Unplug the controller from the car and take it out.  When the brackets are removed you can take the case apart and remove the circuit boards.  They unfold to reveal something like this.  The batteries are in the center and lower right in this image.  One is white; the other is blue.

In this closeup you can see the corrosion, but in the earlier photo you can also see that the corrosion is not so bad that the whole circuit board is eaten up.  That's why it's so important to change these now, before they fail.  If you get a failure there is a good chance your circuits are too eaten up to be fixed by a simple battery change.

A look at the battery give us the information we need to find a replacement.  I don't know where to find identical replacements; indeed I doubt they exist today.  But that's okay; we can get functional equivalents.  Reading the label, we see that this battery is 6 volts, 280 milliamp hours, and it's a nickel cadmium (ni-cd) type.  

In the USA we head for Radio Shack, where they sell a wide variety of replacement batteries for cordless phones and other devices.  We find a battery that has the same voltage, similar amp-hour rating, and the same technology.  Note that you need an exact match for technology and volts, but amp-hour rating is flexible.  
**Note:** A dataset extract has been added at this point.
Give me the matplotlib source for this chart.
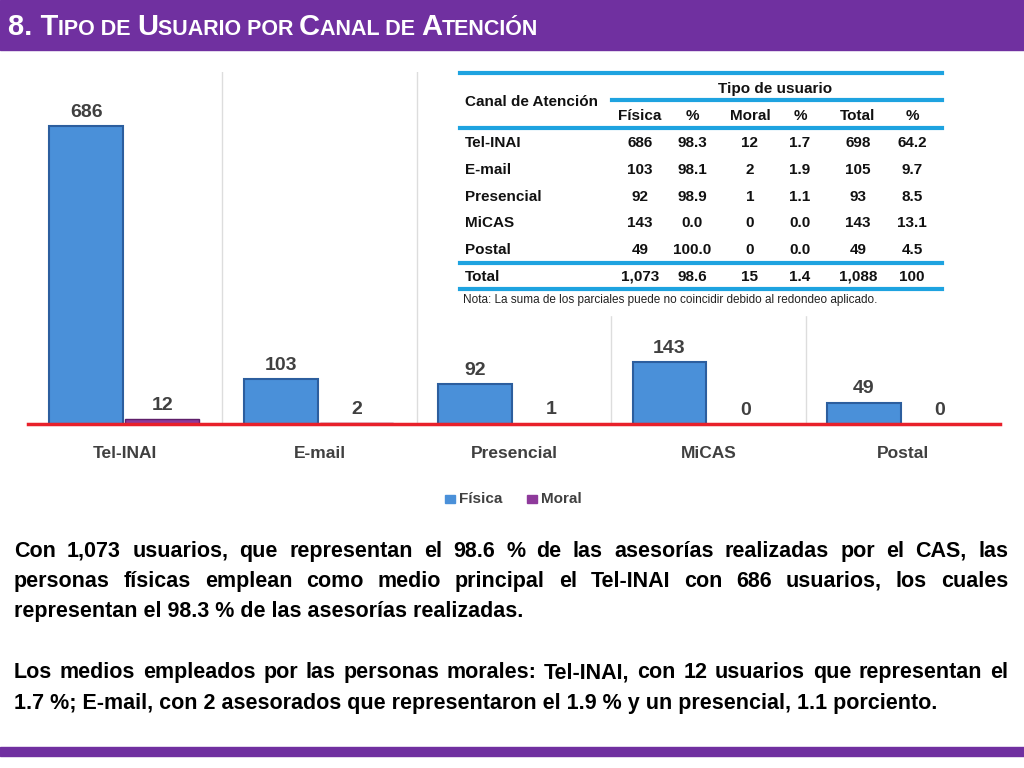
import numpy as np
import matplotlib.pyplot as plt
from matplotlib.patches import Rectangle

plt.rcParams["font.family"] = "Liberation Sans"

canales = ["Tel-INAI", "E-mail", "Presencial", "MiCAS", "Postal"]
fisica = [686, 103, 92, 143, 49]
moral = [12, 2, 1, 0, 0]
fisica_pct = ["98.3", "98.1", "98.9", "0.0", "100.0"]
moral_pct = ["1.7", "1.9", "1.1", "0.0", "0.0"]
total = ["698", "105", "93", "143", "49"]
total_pct = ["64.2", "9.7", "8.5", "13.1", "4.5"]
fila_total = ["Total", "1,073", "98.6", "15", "1.4", "1,088", "100"]

W, H = 1024, 768
fig = plt.figure(figsize=(10.24, 7.68), dpi=100)

def fx(px):
    return px / W

def fy(py):
    return 1 - py / H

# barras moradas
fig.patches.append(Rectangle((0, fy(50)), 1, 50 / H, transform=fig.transFigure,
                             color="#7030a0", zorder=0))
fig.patches.append(Rectangle((0, fy(756)), 1, 9 / H, transform=fig.transFigure,
                             color="#7030a0", zorder=0))

# titulo en versalitas simuladas
fig.canvas.draw()
r = fig.canvas.get_renderer()
partes = [("8. T", 21), ("IPO DE ", 15.5), ("U", 21), ("SUARIO POR ", 15.5), ("C", 21),
          ("ANAL DE ", 15.5), ("A", 21), ("TENCIÓN", 15.5)]
xp = fx(8)
for s, size in partes:
    t = fig.text(xp, fy(35), s, fontsize=size, fontweight="bold", color="white", va="baseline")
    xp += t.get_window_extent(r).width / W

# grafico
ax = fig.add_axes([fx(28), fy(424), fx(1000) - fx(28), (424 - 72) / H])
x = np.arange(len(canales))
w = 0.38
ax.bar(x - 0.2, fisica, w, color="#4a90d9", edgecolor="#2c5e9e", linewidth=1.5)
ax.bar(x + 0.19, moral, w, color="#8e3a9b", edgecolor="#5e1f6a")
for i in range(len(canales)):
    ax.text(x[i] - 0.2, fisica[i] + 12, str(fisica[i]), ha="center", va="bottom",
            fontsize=14, fontweight="bold", color="#404040")
    ax.text(x[i] + 0.19, moral[i] + 12, str(moral[i]), ha="center", va="bottom",
            fontsize=14, fontweight="bold", color="#404040")
ax.set_xlim(-0.5, 4.5)
ax.set_ylim(0, 810)
for i in range(1, 5):
    ax.axvline(i - 0.5, color="#dddddd", lw=1)
ax.axhline(0, color="#e8202a", lw=2.5, clip_on=False)
ax.set_xticks(x)
ax.set_xticklabels(canales, fontsize=12.5, fontweight="bold", color="#404040")
ax.tick_params(axis="x", length=0, pad=16)
ax.set_yticks([])
for s in ax.spines.values():
    s.set_visible(False)

# leyenda
fig.patches.append(Rectangle((fx(445), fy(503)), 10 / W, 8 / H, transform=fig.transFigure, color="#4a90d9"))
fig.text(fx(459), fy(499), "Física", fontsize=11, fontweight="bold", color="#404040", va="center")
fig.patches.append(Rectangle((fx(527), fy(503)), 10 / W, 8 / H, transform=fig.transFigure, color="#8e3a9b"))
fig.text(fx(541), fy(499), "Moral", fontsize=11, fontweight="bold", color="#404040", va="center")

# tabla
fig.patches.append(Rectangle((fx(458), fy(315)), 485 / W, 245 / H, transform=fig.transFigure,
                             color="white", zorder=3))
blue = "#1ea3e0"
for y, x0 in [(73, 460), (100, 612), (128, 460), (263, 460), (289, 460)]:
    fig.lines.append(plt.Line2D([fx(x0), fx(942)], [fy(y), fy(y)], transform=fig.transFigure,
                                color=blue, lw=3, zorder=4))
tk = dict(fontsize=11, fontweight="bold", va="center", zorder=5, color="#111111")
fig.text(fx(465), fy(102), "Canal de Atención", **tk)
fig.text(fx(775), fy(89), "Tipo de usuario", ha="center", **tk)
cols = [640, 692, 750, 800, 858, 912]
for c, h in zip(cols, ["Física", "%", "Moral", "%", "Total", "%"]):
    fig.text(fx(c), fy(116), h, ha="center", **tk)
for k in range(5):
    y = 143 + k * 26.8
    fig.text(fx(465), fy(y), canales[k], **tk)
    vals = [str(fisica[k]), fisica_pct[k], str(moral[k]), moral_pct[k], total[k], total_pct[k]]
    for c, v in zip(cols, vals):
        fig.text(fx(c), fy(y), v, ha="center", **tk)
fig.text(fx(465), fy(277), fila_total[0], **tk)
for c, v in zip(cols, fila_total[1:]):
    fig.text(fx(c), fy(277), v, ha="center", **tk)
fig.text(fx(463), fy(300), "Nota: La suma de los parciales puede no coincidir debido al redondeo aplicado.",
         fontsize=8.5, va="center", zorder=5, color="#222222")

# texto inferior (justificado)
tt = dict(fontsize=15.5, fontweight="bold", va="baseline", color="black")
lineas = [
    (557, "Con 1,073 usuarios, que representan el 98.6 % de las asesorías realizadas por el CAS, las", True),
    (587, "personas físicas emplean como medio principal el Tel-INAI con 686 usuarios, los cuales", True),
    (617, "representan el 98.3 % de las asesorías realizadas.", False),
    (678, "Los medios empleados por las personas morales: Tel-INAI, con 12 usuarios que representan el", True),
    (709, "1.7 %; E-mail, con 2 asesorados que representaron el 1.9 % y un presencial, 1.1 porciento.", False),
]
left, right = fx(14), fx(1008)
for y, s, just in lineas:
    if not just:
        fig.text(left, fy(y), s, **tt)
        continue
    words = s.split(" ")
    ws = []
    for wd in words:
        t = fig.text(0, 0, wd, **tt)
        ws.append(t.get_window_extent(r).width / W)
        t.remove()
    gap = (right - left - sum(ws)) / (len(words) - 1)
    xp = left
    for wd, wv in zip(words, ws):
        fig.text(xp, fy(y), wd, **tt)
        xp += wv + gap

fig.savefig("out.png", dpi=100)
If you fit a lithium ion battery in place of a nickel cadmium unit, the charge rate will be wrong, and it will soon burn up.  If you install a battery of the wrong voltage, the system won't work, and may be damaged. We remove the old batteries and solder the new ones in place.  We tape them or glue them down, because they have a different shape from the originals.

The result should look something like this:

 Now we're ready for the final step.  We put the electronics back in the case, and plug the whole thing into the car.  We hook up the battery, and give it a try.  This one worked.

If you have a working module in your car now, and you change the batteries as a preventative step, you are virtually assured of success (provided you do it right.)

Battery replacement and circuit board cleanup as a repair procedure is a lot more chancy.  I don't know the success rate but I do know it's chancy enough that we don't do these repairs unless we have the car here, so we can test our work and perhaps even go in for further repairs if we do not get success the first time.

Luckily, this controller worked right off, and we put the car back together.

This Bentley should be all set for another ten years or so.